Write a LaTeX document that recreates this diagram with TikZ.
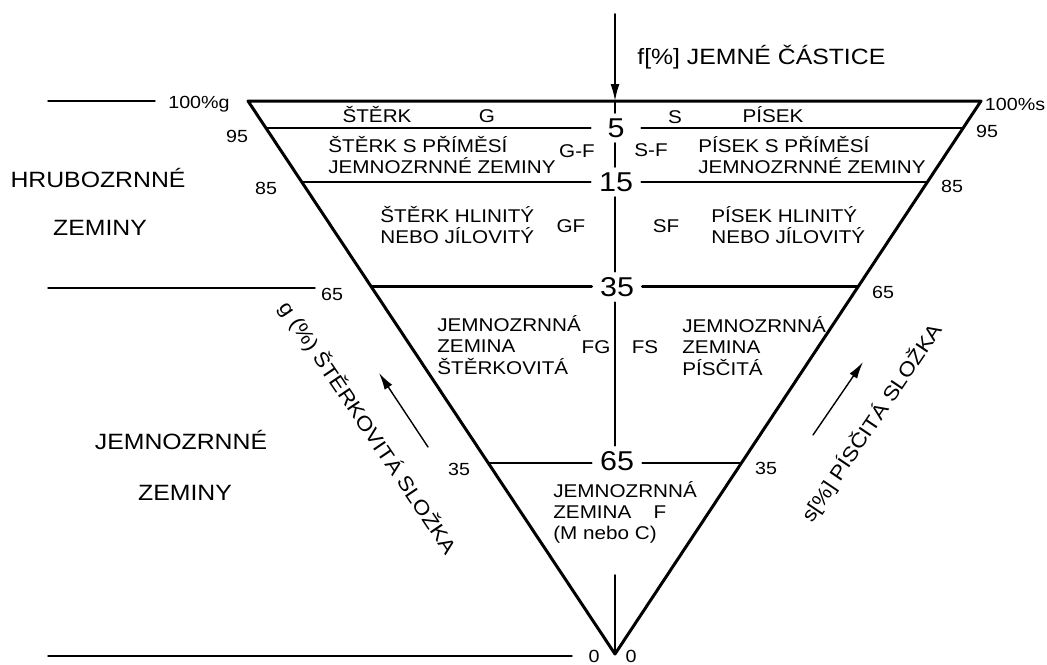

◆ ◆ ◆ ◆ ◆ ◆ ◆

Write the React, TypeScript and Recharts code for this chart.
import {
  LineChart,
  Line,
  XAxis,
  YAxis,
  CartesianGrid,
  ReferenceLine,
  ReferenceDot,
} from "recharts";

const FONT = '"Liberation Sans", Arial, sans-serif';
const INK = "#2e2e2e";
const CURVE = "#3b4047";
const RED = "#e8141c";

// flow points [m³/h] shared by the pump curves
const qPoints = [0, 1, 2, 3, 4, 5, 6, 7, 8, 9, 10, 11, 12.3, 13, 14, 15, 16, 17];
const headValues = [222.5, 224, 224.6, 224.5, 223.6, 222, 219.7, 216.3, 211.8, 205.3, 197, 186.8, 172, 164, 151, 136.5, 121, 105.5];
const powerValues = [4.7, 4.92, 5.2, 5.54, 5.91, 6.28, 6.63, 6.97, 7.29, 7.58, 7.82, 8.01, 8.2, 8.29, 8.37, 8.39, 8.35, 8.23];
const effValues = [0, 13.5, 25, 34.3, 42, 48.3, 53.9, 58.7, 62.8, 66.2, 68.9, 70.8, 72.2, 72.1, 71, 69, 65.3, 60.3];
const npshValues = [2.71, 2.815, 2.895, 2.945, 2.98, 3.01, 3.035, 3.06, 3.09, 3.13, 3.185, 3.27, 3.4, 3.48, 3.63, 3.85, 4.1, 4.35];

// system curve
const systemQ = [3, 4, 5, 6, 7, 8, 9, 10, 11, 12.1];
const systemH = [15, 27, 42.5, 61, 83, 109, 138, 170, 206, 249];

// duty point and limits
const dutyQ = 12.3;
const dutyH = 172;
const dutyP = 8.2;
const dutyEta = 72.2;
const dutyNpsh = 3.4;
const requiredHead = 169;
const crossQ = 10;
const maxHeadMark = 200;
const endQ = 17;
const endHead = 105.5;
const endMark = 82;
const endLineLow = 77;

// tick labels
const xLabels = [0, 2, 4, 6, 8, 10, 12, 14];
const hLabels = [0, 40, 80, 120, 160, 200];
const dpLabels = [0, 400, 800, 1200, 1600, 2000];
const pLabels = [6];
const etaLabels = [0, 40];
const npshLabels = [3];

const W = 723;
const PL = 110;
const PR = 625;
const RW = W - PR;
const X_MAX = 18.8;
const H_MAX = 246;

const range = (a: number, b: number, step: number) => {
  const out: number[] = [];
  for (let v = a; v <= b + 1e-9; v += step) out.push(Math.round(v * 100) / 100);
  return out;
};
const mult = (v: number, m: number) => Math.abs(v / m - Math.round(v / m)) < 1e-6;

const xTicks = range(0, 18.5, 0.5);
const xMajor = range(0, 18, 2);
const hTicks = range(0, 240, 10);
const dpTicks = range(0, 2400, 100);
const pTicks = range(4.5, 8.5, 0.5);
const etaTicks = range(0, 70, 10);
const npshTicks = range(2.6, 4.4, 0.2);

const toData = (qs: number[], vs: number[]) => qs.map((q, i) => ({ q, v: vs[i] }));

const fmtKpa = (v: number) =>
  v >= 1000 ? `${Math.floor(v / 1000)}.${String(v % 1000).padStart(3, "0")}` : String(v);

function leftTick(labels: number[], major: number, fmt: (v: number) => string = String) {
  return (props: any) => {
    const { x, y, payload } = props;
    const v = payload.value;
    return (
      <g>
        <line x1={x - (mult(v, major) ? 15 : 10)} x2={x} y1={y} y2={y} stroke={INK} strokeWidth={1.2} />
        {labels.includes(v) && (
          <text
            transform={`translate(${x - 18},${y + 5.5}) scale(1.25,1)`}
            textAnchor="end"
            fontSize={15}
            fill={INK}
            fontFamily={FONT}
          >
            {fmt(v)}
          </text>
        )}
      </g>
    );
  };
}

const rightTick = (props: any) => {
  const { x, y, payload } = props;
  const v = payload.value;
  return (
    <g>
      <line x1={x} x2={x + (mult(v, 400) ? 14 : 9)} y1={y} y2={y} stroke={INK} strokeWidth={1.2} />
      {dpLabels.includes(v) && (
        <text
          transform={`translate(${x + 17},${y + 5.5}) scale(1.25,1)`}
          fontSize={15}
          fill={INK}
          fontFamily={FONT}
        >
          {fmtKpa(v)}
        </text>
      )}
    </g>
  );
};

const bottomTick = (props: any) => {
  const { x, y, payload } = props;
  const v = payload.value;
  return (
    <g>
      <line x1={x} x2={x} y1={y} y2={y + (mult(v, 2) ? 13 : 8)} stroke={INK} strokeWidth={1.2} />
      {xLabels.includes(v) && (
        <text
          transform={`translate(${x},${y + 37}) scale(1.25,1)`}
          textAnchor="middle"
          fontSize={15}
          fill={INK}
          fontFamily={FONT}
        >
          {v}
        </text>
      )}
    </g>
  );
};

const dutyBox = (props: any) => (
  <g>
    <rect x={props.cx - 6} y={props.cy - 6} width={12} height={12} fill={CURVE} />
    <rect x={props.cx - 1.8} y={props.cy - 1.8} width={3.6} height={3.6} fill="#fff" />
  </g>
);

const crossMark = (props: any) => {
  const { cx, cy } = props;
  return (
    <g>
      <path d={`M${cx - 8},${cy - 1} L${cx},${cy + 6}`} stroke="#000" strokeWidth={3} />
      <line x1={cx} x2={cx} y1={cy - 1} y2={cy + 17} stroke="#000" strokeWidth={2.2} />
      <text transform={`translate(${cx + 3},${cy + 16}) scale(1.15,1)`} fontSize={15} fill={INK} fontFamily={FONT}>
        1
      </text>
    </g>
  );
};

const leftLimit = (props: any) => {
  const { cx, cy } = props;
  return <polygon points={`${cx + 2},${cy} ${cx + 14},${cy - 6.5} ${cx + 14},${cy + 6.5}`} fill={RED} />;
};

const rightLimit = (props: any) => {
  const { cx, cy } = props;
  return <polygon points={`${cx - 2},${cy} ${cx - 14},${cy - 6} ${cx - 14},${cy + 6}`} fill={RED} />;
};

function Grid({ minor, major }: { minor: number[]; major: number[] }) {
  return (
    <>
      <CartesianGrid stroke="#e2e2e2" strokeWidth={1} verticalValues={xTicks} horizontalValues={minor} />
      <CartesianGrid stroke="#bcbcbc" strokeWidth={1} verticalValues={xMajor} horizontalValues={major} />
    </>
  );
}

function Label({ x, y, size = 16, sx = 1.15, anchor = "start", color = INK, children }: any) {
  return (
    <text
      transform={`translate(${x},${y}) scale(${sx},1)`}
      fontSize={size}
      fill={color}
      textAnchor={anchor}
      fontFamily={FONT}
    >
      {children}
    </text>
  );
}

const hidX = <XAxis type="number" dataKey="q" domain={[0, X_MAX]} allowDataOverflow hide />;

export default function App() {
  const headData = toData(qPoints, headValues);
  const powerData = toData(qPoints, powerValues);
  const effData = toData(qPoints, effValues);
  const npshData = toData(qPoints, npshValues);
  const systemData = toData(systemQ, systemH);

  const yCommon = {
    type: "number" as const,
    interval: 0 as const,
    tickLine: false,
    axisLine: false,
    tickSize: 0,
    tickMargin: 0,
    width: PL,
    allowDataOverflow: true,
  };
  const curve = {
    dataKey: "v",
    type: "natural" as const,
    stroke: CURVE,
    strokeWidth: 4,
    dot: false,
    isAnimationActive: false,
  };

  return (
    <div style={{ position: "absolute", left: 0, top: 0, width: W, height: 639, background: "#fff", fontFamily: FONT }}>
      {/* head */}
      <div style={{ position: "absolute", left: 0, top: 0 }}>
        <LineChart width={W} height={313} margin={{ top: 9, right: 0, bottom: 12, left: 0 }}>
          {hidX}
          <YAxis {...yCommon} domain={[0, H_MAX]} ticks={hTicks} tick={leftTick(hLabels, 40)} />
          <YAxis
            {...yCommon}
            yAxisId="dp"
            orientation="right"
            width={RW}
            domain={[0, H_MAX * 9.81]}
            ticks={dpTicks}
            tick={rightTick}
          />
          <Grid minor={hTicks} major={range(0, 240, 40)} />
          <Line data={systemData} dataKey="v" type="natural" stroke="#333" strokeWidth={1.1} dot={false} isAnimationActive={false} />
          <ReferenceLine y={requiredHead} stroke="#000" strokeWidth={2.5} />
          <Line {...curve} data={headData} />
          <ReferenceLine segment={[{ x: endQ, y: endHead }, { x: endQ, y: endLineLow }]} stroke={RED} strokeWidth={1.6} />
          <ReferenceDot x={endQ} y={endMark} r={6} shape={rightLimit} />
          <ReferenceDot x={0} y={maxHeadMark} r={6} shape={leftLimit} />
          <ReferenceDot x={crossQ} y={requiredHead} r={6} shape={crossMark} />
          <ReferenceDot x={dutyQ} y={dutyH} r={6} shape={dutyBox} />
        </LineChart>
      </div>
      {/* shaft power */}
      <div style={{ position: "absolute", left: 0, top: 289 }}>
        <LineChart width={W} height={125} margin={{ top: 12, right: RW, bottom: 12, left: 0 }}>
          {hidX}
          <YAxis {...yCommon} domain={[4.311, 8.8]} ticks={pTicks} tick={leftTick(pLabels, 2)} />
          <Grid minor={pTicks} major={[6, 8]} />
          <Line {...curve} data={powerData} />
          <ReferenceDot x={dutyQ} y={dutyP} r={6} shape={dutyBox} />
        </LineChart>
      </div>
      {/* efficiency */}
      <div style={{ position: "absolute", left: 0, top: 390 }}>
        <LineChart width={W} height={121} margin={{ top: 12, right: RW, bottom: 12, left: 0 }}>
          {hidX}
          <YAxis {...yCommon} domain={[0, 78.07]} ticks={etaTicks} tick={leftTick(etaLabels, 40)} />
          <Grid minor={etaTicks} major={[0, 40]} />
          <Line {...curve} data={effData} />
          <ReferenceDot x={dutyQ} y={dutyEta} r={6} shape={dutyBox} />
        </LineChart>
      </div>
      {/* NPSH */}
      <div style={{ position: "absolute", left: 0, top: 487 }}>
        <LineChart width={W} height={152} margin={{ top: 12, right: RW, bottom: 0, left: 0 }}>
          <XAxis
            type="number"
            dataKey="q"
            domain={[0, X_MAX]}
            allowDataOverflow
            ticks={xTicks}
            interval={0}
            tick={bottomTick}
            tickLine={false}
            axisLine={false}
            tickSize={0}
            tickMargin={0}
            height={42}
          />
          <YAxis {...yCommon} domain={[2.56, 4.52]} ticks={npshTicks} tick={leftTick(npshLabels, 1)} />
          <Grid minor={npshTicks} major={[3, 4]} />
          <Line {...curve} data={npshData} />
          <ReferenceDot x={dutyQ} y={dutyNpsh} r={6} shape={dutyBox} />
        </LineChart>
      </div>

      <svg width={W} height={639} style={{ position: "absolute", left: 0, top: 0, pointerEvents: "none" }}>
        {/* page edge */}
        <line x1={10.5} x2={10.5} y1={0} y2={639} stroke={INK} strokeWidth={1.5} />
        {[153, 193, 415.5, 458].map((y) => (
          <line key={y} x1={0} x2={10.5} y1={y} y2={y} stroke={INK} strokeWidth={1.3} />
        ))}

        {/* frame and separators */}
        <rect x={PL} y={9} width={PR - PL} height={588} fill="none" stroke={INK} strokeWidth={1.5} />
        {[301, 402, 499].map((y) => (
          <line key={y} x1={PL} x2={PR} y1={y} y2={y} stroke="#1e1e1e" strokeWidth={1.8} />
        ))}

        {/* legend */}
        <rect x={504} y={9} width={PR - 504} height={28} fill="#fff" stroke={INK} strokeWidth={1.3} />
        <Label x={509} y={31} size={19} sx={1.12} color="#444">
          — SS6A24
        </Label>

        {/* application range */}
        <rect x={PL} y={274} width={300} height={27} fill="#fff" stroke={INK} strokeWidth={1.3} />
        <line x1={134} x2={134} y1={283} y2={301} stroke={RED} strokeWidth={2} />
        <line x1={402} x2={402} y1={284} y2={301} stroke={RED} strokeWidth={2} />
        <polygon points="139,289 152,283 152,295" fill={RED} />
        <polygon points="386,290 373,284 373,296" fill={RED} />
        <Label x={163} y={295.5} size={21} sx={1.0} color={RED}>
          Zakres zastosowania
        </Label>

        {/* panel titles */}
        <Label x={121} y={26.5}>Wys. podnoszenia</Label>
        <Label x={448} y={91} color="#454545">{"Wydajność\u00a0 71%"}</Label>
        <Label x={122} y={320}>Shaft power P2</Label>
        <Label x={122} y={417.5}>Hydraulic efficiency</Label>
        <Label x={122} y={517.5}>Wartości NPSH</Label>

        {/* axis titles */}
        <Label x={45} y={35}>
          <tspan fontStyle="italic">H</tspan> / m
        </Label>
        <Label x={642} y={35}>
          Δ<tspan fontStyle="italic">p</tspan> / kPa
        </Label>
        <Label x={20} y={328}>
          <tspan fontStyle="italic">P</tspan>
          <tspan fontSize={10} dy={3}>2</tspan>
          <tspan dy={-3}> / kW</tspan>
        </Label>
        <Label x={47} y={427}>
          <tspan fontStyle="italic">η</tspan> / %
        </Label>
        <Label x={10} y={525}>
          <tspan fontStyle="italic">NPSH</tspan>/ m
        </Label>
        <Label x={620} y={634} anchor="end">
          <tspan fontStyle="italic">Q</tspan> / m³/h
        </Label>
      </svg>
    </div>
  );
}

◆ ◆ ◆ ◆ ◆ ◆ ◆

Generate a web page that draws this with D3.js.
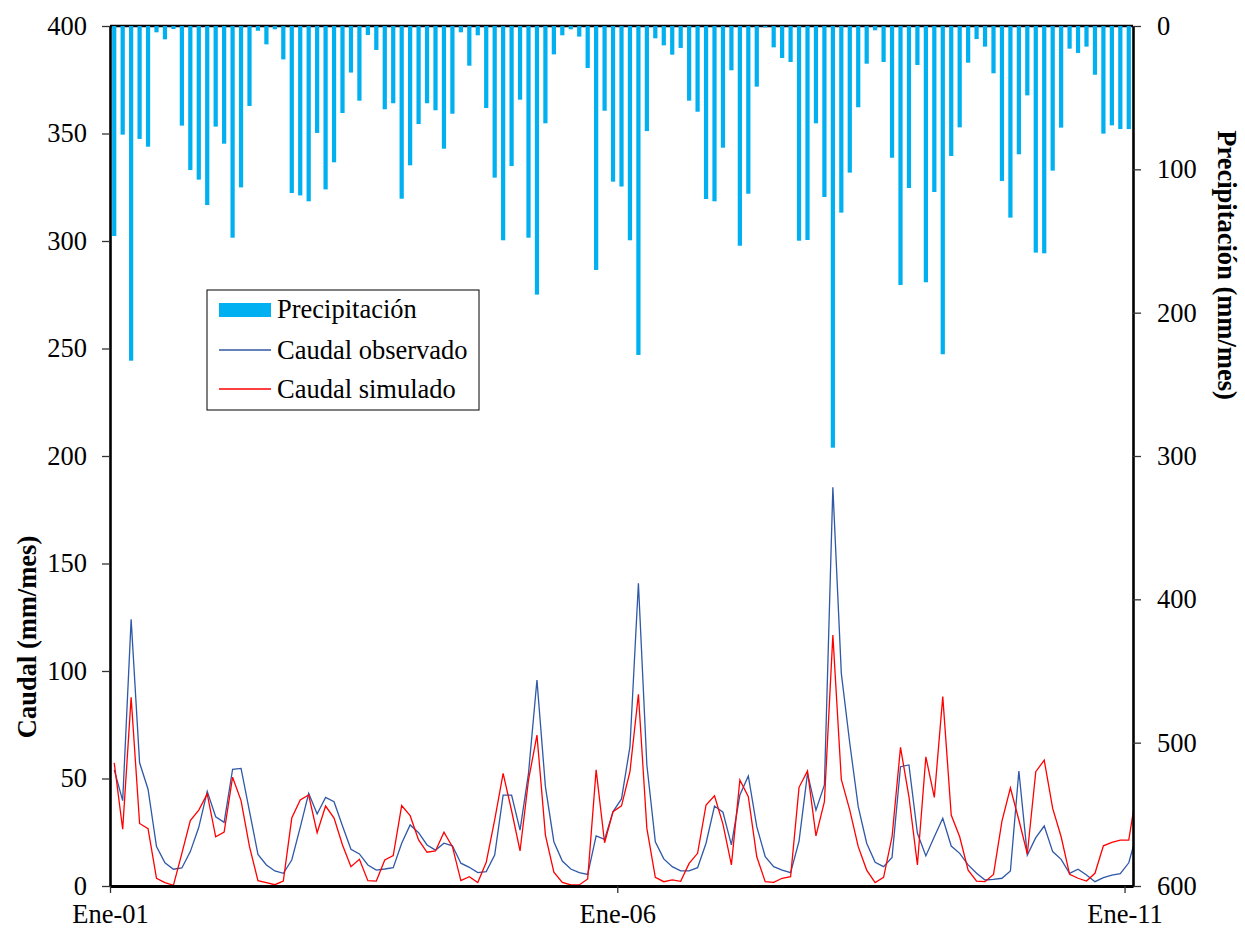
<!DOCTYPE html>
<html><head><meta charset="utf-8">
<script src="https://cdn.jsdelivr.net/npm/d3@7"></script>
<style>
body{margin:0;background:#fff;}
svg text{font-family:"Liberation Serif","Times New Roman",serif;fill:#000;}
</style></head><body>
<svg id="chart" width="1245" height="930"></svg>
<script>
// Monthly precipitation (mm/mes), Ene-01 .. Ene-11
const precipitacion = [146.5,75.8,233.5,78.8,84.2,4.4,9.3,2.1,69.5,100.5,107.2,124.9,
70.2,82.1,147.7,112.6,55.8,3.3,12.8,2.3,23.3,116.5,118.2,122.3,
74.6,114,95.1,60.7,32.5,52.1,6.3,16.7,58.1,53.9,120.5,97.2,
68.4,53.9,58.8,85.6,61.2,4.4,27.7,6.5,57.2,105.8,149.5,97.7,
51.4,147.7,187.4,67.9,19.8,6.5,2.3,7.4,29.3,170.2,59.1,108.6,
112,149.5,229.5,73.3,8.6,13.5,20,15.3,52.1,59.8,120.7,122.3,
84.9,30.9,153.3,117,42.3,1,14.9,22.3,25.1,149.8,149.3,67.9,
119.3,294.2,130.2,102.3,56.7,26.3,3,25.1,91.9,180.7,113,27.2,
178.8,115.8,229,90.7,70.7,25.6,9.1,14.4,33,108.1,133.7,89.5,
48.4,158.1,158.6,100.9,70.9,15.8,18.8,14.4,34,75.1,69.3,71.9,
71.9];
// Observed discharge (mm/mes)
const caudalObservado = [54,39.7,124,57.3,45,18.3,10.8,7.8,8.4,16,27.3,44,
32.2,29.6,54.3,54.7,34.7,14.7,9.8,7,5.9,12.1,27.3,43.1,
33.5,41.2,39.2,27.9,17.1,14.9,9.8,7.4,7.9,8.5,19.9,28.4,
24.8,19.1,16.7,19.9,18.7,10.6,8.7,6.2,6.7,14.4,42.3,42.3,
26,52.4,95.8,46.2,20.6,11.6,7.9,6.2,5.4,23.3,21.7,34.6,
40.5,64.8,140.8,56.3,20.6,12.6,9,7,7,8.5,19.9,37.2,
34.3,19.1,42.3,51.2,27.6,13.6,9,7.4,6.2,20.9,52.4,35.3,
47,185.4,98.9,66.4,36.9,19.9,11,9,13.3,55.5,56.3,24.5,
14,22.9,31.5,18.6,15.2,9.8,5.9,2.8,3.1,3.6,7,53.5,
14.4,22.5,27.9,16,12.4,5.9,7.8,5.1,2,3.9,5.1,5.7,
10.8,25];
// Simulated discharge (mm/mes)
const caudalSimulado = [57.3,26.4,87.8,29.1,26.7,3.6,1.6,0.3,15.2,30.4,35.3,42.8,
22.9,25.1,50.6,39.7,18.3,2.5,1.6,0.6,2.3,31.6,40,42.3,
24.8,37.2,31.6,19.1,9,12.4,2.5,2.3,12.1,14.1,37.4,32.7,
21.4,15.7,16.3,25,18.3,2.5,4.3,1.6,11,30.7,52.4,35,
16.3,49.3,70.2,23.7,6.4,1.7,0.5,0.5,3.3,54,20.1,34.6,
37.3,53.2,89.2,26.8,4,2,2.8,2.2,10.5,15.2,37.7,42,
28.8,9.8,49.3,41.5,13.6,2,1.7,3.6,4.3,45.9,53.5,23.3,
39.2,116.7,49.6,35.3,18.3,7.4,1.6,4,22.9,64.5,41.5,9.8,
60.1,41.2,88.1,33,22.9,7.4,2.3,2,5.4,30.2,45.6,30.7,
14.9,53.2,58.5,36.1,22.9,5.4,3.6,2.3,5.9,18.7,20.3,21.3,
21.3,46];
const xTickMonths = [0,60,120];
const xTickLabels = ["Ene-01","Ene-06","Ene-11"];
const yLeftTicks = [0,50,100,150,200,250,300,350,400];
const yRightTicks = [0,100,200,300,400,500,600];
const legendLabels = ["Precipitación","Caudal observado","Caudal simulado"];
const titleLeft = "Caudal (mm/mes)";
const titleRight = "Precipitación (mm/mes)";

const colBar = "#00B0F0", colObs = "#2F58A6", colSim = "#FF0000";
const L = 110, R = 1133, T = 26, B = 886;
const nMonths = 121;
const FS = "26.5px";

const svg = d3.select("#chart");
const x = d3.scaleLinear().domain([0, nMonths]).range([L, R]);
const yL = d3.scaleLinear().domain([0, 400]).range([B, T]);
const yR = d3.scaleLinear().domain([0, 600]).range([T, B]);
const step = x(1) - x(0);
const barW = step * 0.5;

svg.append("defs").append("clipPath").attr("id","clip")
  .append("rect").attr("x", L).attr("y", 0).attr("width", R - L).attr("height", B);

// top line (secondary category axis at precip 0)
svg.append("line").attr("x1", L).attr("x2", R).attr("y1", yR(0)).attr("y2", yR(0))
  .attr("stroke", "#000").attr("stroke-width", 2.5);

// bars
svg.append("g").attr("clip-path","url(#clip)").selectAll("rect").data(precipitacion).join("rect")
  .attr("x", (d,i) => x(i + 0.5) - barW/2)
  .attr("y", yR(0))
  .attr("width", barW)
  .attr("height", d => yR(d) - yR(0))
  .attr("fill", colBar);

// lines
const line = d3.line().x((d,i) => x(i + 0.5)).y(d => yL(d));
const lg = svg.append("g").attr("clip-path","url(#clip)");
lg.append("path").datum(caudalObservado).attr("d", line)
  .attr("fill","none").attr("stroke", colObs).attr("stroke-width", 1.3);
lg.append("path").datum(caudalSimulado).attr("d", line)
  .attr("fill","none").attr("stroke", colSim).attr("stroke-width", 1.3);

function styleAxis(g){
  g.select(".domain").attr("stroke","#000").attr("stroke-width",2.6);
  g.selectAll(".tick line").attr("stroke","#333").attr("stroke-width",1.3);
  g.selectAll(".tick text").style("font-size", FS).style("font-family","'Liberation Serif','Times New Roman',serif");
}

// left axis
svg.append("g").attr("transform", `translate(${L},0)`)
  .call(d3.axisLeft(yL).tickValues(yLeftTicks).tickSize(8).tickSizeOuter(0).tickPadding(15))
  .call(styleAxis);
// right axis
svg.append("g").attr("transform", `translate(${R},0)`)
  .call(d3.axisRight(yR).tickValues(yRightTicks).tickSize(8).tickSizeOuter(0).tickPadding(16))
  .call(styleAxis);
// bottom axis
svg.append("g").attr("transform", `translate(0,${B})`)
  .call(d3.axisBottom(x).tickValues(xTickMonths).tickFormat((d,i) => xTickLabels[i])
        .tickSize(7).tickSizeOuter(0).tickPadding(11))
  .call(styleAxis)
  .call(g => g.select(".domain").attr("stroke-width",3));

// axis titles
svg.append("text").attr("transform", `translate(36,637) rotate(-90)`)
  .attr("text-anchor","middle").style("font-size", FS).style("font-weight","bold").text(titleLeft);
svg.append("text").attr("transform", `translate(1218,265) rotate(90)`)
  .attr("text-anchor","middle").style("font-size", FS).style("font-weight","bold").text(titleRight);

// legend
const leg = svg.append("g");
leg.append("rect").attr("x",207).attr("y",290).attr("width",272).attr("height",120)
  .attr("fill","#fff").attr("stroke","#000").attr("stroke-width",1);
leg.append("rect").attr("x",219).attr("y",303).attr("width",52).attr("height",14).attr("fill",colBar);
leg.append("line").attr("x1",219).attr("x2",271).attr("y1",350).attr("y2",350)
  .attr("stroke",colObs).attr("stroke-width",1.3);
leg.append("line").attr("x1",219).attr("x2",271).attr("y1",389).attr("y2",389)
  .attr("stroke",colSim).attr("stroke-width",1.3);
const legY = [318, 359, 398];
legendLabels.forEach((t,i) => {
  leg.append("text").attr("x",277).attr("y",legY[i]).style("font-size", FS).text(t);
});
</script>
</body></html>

◆ ◆ ◆ ◆ ◆ ◆ ◆

# TASK TO COMPLETE
Above are the records; from them, give again exactly the lines from the one containing "Write the React, TypeScript" to the one containing "170, 206, 249];", both lines included, and nothing more.

# THE COMPLETED TASK
Write the React, TypeScript and Recharts code for this chart.
import {
  LineChart,
  Line,
  XAxis,
  YAxis,
  CartesianGrid,
  ReferenceLine,
  ReferenceDot,
} from "recharts";

const FONT = '"Liberation Sans", Arial, sans-serif';
const INK = "#2e2e2e";
const CURVE = "#3b4047";
const RED = "#e8141c";

// flow points [m³/h] shared by the pump curves
const qPoints = [0, 1, 2, 3, 4, 5, 6, 7, 8, 9, 10, 11, 12.3, 13, 14, 15, 16, 17];
const headValues = [222.5, 224, 224.6, 224.5, 223.6, 222, 219.7, 216.3, 211.8, 205.3, 197, 186.8, 172, 164, 151, 136.5, 121, 105.5];
const powerValues = [4.7, 4.92, 5.2, 5.54, 5.91, 6.28, 6.63, 6.97, 7.29, 7.58, 7.82, 8.01, 8.2, 8.29, 8.37, 8.39, 8.35, 8.23];
const effValues = [0, 13.5, 25, 34.3, 42, 48.3, 53.9, 58.7, 62.8, 66.2, 68.9, 70.8, 72.2, 72.1, 71, 69, 65.3, 60.3];
const npshValues = [2.71, 2.815, 2.895, 2.945, 2.98, 3.01, 3.035, 3.06, 3.09, 3.13, 3.185, 3.27, 3.4, 3.48, 3.63, 3.85, 4.1, 4.35];

// system curve
const systemQ = [3, 4, 5, 6, 7, 8, 9, 10, 11, 12.1];
const systemH = [15, 27, 42.5, 61, 83, 109, 138, 170, 206, 249];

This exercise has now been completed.